Kids, or children, as I prefer to call them (only goats have kids) usually look great in a square format. But why?
I suppose it’s the usual story: if you’re shorter than the average adult you need the width to height ratio of the frame to be more evenly balanced. The standard 35mm portrait format seems much too high when you put a child into it.
I discovered this effect when I was going through some miscellaneous shots of children whom I’ve photographed (with the parents’ permission) over the past year or two. They’re “impromptu shots,” not ones that have been arranged or specially lit. When I cut them down to size they all looked a lot better.
Another thing I’ve noticed is that children are so photogenic they seem to hypnotise the camera into making them the sole point of interest at the expense of everything else. As a consequence, they’re far from perfect for street photography, which is probably fortunate because people tend to be very sensitive about men with cameras who snap children in the street.
Three Square Examples
My featured image (above) actually works well in both square and portrait format, partly because there’s a pair of tall coloured lights in the background. However, making it square certainly gives the photo more punch. The boy’s Dad is teaching him to “wai” (put hands together in greeting) and the little chap seems happy to oblige. The photo is from my series on Thai religious and social customs.
Less serious, but no less charming, is the portrait (below) of a small boy with his big brother immediately behind him. They’re playing in a precarious position high above a canal (but watched anxiously, out of frame, by their parents). The little boy is well aware of the peril of venturing too far forward but he’s spotted something that clearly interests him. Can’t crawl towards it, though!
Another shot that works really well in square format is this one in primary colours (below), of a little girl with a yellow toy. I was slightly “off the beaten track” when I took the photo, up in the hilly area of Khao Yai, north of Bangkok. (The Thais call it “mountainous,” but it’s certainly not the High Sierra). The girl’s father was showing our friends some building land and I could scarcely pass up the opportunity of photographing such a perfect model.
When Square Isn’t Right
Are there times when the square format is not appropriate? You bet! When I find some accompanying “props” which are strong enough to compete with the megawatt charm of small children I can shrink the kid (there, I’ve lapsed into kidspeak) and include a bit more of the world.
Here’s a good example. I think it’s one of the best of my more conventional travel photos: an entirely candid shot of a girl striking the bells at the famous Buddhist temple Wat Phra Phutthabat (“temple of Buddha’s footprint”). The girl is dwarfed by the gigantic bells and looks up at them, concentrating intently on her task. The bells remain perfectly vertical despite being struck sharply by the wand.
But Are They Really “Street”?
You could object to all the above images, saying they’re not really street photos — and in a sense you’d be right. They’re shots I take when I venture out of the city, in between my normal sessions of urban photography. When I’m in regular shooting mode I rarely photograph children, for the reasons I’ve stated.

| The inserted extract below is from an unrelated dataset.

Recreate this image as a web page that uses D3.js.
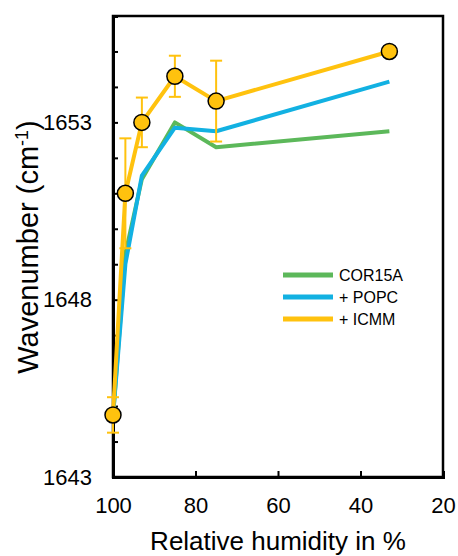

To every rule there’s always an exception. The photo below is not square, neither is there very much context — other than a yellow railing and a column supporting some pedestrian crossing lights. I don’t think you need additional information to appreciate the image, but I can add that the girl was looking pensively across the street at Bangkok’s most famous Chinese temple. I include it here for contrast to the earlier pictures because it is a true street photograph.
Country and Urban
As well as their ages, there’s a world of difference between the images of the country girl with the toy and the city girl who is leaning on the railings. In the country, children have to create their own world of play and make believe. In the city, they are entertained with an onslaught of sights and sounds and are obliged to make sense of it all, piece by piece. The city accelerates their growing up, socialises them more quickly, and creates a craving for ever more excitement which seems unnecessary in the country.
I don’t write as an expert on childhood development — my comments are simply based on the personal experience of growing up in an isolated part of England then helping to bring up my son in the centre of London. If you’re still not convinced of the difference, you could read Alan Paton’s 1948 novel “Cry, the Beloved Country,” which evokes the Reverend Stephen Kumalo’s first experience of the city when he visits from Ndotsheni, his remote South African village in Natal. Although an adult, he becomes childlike with wonder and incomprehension on seeing Johannesburg for the first time.
The Eyes of a Child
I doubt if it’s possible, as an adult, to see the city with the eyes of a child if you’ve already become accustomed to it. But sometimes a photograph of a child looking at the world can make us aware of the power of reality to astonish, mystify and delight — all at the same time.
The lesson is: never become too accustomed to city life, because then you’ll stop seeing it with the clarity you need as a street photographer. Yes, children look great in a square frame, but don’t cut them down to size in your estimation. To them, everything is still extraordinary.